Le tribunal donne par ailleurs à l’État jusqu’au 30 juin 2024 pour :

  • Prendre toutes les mesures utiles pour respecter les objectifs de réduction des pesticides prévus par les plans Ecophyto ;
  • Protéger réellement, comme la loi l’y oblige déjà, les eaux souterraines du territoire français des effets des pesticides et de leurs résidus.

Selon « Justice pour le vivant », le préjudice qui résulte de la faute de l’État est caractérisé par :

  • une contamination généralisée, diffuse, chronique et durable des sols et des eaux par les pesticides ;
  • le déclin de la diversité et de la biomasse de nombreuses espèces (pollinisateurs et autres insectes, amphibiens, reptiles, oiseaux, organismes aquatiques, vers de terre, ainsi que de nombreuses autres espèces composant la faune et la flore terrestre et aquatique) ;
  • et, plus généralement, la détérioration des chaînes trophiques et de l’ensemble des écosystèmes indispensables à la vie humaine, animale et végétale.

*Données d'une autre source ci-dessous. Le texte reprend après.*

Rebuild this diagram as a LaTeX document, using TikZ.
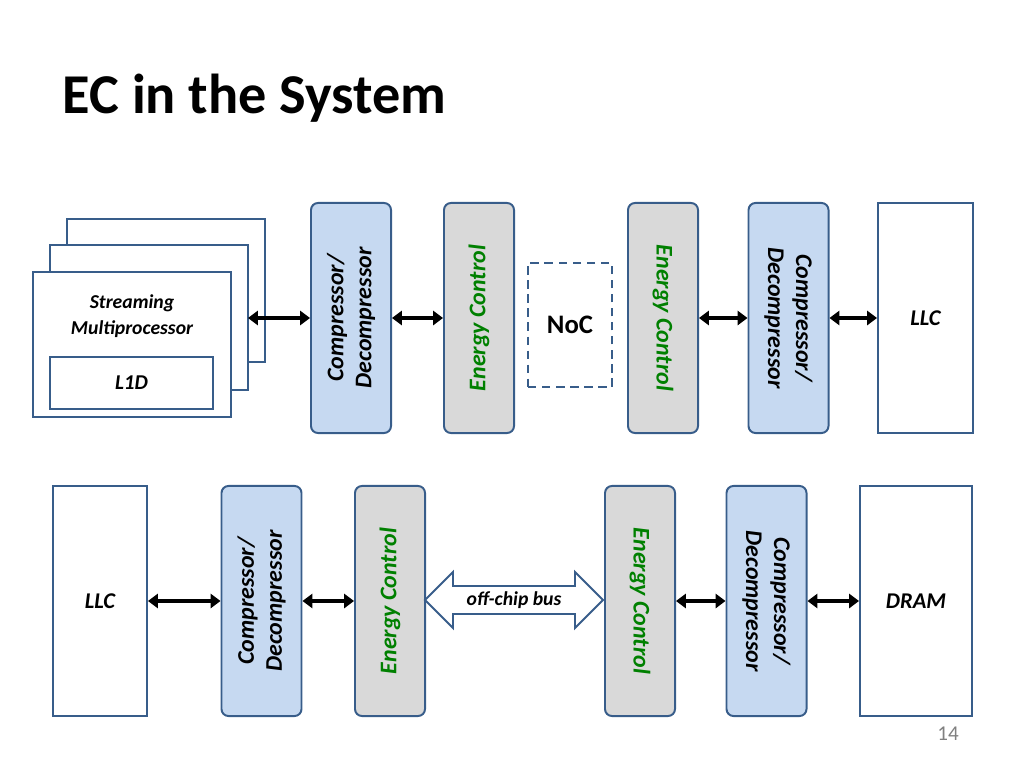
\documentclass[tikz,border=0pt]{standalone}
\usepackage{fontspec}
\setmainfont{Carlito}
\usetikzlibrary{arrows.meta}
\definecolor{boxline}{RGB}{56,93,138}
\definecolor{blockblue}{RGB}{198,217,241}
\definecolor{blockgray}{RGB}{217,217,217}
\definecolor{ectext}{RGB}{0,128,0}
\tikzset{
  plain/.style={draw=boxline, line width=1.4pt, fill=white, inner sep=0pt},
  codec/.style={draw=boxline, line width=1.4pt, fill=blockblue, rounded corners=5pt,
    minimum height=2cm, minimum width=5.75cm, align=center, inner sep=0pt,
    font=\fontsize{17}{20}\selectfont\bfseries\itshape},
  ectrl/.style={draw=boxline, line width=1.4pt, fill=blockgray, rounded corners=5pt,
    minimum height=1.75cm, minimum width=5.75cm, inner sep=0pt, text=ectext,
    font=\fontsize{17}{20}\selectfont\bfseries\itshape},
  link/.style={line width=2.4pt, {Triangle[length=7pt,width=10pt]}-{Triangle[length=7pt,width=10pt]}}
}
\begin{document}
\begin{tikzpicture}[x=0.025cm, y=-0.025cm]
  \useasboundingbox (0,0) rectangle (1024,768);
  \node[anchor=west, font=\fontsize{40}{46}\selectfont\bfseries] (title) at (58,98) {EC in the System};

  % upper row
  \draw[plain] (67,219) rectangle (265,362);
  \draw[plain] (50,245) rectangle (248,390);
  \node[plain, minimum width=4.95cm, minimum height=3.6cm] (sm) at (132,344.5) {};
  \node[align=center, font=\fontsize{14}{19}\selectfont\bfseries\itshape] (smtext) at (132,316) {Streaming\\Multiprocessor};
  \node[plain, minimum width=4.07cm, minimum height=1.3cm, font=\fontsize{15}{18}\selectfont\bfseries\itshape] (lone) at (131.5,383) {L1D};
  \coordinate (smport) at (248,318);
  \node[codec, rotate=90] (cda) at (351,318) {Compressor/\\Decompressor};
  \node[ectrl, rotate=90] (eca) at (479,318) {Energy Control};
  \node[draw=boxline, dashed, dash pattern=on 6pt off 4pt, line width=1.4pt, minimum width=2.1cm, minimum height=3.1cm,
    font=\fontsize{19}{22}\selectfont\bfseries] (noc) at (570,325) {NoC};
  \node[ectrl, rotate=-90] (ecb) at (663,318) {Energy Control};
  \node[codec, rotate=-90] (cdb) at (788.5,318) {Compressor/\\Decompressor};
  \node[plain, minimum width=2.375cm, minimum height=5.725cm, font=\fontsize{16}{19}\selectfont\bfseries\itshape] (llca) at (925.5,318) {LLC};
  \draw[link] (smport) -- (cda);
  \draw[link] (cda) -- (eca);
  \draw[link] (ecb) -- (cdb);
  \draw[link] (cdb) -- (llca);

  % lower row
  \node[plain, minimum width=2.35cm, minimum height=5.725cm, font=\fontsize{16}{19}\selectfont\bfseries\itshape] (llcb) at (100,601) {LLC};
  \node[codec, rotate=90] (cdc) at (261.5,601) {Compressor/\\Decompressor};
  \node[ectrl, rotate=90] (ecc) at (390,601) {Energy Control};
  \draw[draw=boxline, line width=1.4pt, fill=white]
    (425,600) -- (453,572) -- (453,586) -- (575,586) -- (575,572) -- (603,600)
    -- (575,628) -- (575,614) -- (453,614) -- (453,628) -- cycle;
  \node[font=\fontsize{14}{17}\selectfont\bfseries\itshape] (bus) at (514,600) {off-chip bus};
  \node[ectrl, rotate=-90] (ecd) at (640,601) {Energy Control};
  \node[codec, rotate=-90] (cdd) at (766.5,601) {Compressor/\\Decompressor};
  \node[plain, minimum width=2.8cm, minimum height=5.75cm, font=\fontsize{16}{19}\selectfont\bfseries\itshape] (dram) at (916,601) {DRAM};
  \draw[link] (llcb) -- (cdc);
  \draw[link] (cdc) -- (ecc);
  \draw[link] (ecd) -- (cdd);
  \draw[link] (cdd) -- (dram);

  \node[text=gray, font=\fontsize{15}{18}\selectfont] (page) at (948,734) {14};
\end{tikzpicture}
\end{document}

Les ONG appellent le gouvernement à « revoir d’urgence les procédures d’évaluation des risques, réévaluer la dangerosité des près de 3 000 produits phytopharmaceutiques homologués en France, retirer du marché les substances problématiques, et s’assurer que de nouvelles substances toxiques pour le vivant n’y fassent pas leur entrée ».